Yes, you may terminate your lease early provided you propose a replacement tenant who is solvent and acceptable to the landlord. If the landlord refuses the candidate you proposed without legitimate reason, you are released from the lease. Allow at least 30 days and propose 1 to 2 qualified candidates in writing.
The landlord may only refuse subletting in three specific cases: if you refuse to disclose the subletting terms, if the sub-rent is unfair (significantly higher than your rent), or if the sublet would cause a major inconvenience. In all other cases, the refusal is unjustified. Always request authorisation in writing before subletting.
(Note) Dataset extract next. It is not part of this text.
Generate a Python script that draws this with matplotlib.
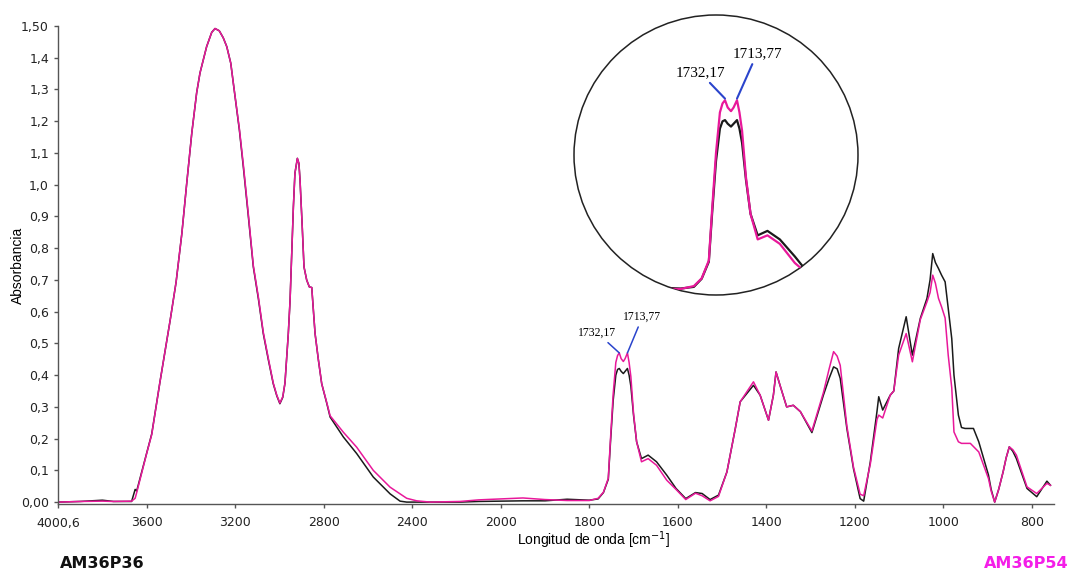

You must apply to the tenancy conciliation board within 30 days of receiving the increase notice. The procedure is free. You may challenge the increase if the rent exceeds comparable rents in the area, if the landlord's return is excessive, or if the increase is disproportionate to the actual rise in costs.
The tenant is responsible for routine minor repairs generally costing less than 150-200 CHF: replacing washers, changing light bulbs, unblocking traps, replacing filters, lubricating locks. All more significant repairs (plumbing, electrics, heating, built-in appliances) are the landlord's responsibility.
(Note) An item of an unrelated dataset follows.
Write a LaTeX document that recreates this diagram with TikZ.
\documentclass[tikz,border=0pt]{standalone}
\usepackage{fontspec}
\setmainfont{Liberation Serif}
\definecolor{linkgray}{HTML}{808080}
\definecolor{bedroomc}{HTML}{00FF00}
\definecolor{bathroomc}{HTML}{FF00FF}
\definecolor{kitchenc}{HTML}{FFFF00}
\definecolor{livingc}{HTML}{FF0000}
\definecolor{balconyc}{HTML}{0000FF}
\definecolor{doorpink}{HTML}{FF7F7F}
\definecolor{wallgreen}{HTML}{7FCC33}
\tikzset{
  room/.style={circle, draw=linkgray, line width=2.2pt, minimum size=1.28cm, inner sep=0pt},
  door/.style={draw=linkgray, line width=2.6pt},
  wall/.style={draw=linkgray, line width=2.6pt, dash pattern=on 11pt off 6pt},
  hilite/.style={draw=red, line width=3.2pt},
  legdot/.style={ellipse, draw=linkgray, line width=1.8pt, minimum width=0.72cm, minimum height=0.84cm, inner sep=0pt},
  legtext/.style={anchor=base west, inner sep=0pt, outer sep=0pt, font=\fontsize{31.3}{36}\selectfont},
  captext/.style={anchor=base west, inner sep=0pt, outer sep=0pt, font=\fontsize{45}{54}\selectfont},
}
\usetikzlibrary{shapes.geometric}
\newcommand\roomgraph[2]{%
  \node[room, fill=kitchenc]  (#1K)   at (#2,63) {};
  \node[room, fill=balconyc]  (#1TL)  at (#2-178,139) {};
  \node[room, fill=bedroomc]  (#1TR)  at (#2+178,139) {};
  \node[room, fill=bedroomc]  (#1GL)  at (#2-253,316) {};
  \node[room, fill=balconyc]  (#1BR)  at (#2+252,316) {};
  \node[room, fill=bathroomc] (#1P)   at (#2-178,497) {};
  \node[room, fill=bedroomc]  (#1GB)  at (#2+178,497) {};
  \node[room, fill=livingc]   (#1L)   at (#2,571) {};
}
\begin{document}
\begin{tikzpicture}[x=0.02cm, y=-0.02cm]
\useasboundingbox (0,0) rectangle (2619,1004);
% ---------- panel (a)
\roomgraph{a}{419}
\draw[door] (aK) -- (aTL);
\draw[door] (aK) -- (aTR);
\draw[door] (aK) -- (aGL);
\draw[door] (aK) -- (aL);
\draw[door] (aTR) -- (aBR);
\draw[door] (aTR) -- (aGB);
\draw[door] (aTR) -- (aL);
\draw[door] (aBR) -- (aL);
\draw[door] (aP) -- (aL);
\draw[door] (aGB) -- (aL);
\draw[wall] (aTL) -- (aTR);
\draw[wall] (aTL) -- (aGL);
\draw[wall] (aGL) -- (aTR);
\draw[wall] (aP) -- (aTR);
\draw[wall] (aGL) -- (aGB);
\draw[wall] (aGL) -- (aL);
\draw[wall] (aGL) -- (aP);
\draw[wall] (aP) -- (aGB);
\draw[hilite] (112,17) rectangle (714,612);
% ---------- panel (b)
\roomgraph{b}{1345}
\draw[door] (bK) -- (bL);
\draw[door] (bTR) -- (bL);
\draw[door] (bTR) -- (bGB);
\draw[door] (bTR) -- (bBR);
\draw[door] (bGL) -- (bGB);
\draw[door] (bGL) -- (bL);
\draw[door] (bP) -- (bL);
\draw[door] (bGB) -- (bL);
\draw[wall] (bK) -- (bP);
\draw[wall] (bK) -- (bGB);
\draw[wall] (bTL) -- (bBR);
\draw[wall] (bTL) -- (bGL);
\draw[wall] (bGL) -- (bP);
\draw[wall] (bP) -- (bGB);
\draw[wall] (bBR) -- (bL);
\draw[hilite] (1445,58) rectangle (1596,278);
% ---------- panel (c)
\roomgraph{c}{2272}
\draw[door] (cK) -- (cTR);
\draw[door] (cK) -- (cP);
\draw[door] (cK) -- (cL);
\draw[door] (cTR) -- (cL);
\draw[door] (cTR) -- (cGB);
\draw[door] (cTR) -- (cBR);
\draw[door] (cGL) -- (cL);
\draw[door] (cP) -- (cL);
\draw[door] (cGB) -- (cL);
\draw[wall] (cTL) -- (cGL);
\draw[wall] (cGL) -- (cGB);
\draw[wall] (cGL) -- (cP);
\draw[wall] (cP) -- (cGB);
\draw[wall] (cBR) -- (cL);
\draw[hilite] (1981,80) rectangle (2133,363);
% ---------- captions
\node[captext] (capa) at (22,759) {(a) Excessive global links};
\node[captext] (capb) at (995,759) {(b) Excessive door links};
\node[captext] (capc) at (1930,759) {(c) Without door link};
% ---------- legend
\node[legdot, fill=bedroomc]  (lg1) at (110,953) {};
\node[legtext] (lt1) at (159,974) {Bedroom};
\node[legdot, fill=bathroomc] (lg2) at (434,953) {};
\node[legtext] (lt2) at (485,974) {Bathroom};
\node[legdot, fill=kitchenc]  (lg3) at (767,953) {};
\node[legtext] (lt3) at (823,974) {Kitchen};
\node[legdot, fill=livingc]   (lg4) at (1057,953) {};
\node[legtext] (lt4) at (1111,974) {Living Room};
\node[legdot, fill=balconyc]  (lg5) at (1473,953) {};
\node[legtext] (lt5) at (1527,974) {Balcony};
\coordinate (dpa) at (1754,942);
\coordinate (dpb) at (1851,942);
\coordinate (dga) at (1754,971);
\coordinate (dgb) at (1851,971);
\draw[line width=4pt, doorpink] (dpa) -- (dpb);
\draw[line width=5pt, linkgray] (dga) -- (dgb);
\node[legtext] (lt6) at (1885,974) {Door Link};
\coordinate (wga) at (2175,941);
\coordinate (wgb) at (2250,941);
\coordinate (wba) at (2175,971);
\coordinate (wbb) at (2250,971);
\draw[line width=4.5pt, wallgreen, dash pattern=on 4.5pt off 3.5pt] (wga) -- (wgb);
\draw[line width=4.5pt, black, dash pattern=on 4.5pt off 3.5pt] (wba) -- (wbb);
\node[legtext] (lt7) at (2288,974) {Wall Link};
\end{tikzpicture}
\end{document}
You have 30 days to challenge the eviction at the conciliation board if you believe it is unfair. Even if the eviction is valid, you may request a lease extension (up to 4 years for residential premises) if leaving would cause hardship for you. Proceedings before the conciliation board are free.
Yes, in tenancy matters, appearing before the conciliation board is mandatory before any court action. It is a free, joint mediation stage. Approximately 70 to 80% of disputes are resolved at this stage. If conciliation fails, you receive authorisation to proceed to take the matter to court within 30 days.
In principle, any modification to the property requires the landlord's consent. For painting, local practice often accepts that the tenant may paint in white or neutral tones without authorisation. However, bright or dark colours require written authorisation, and you will need to restore the walls to their original (or agreed) condition when you leave.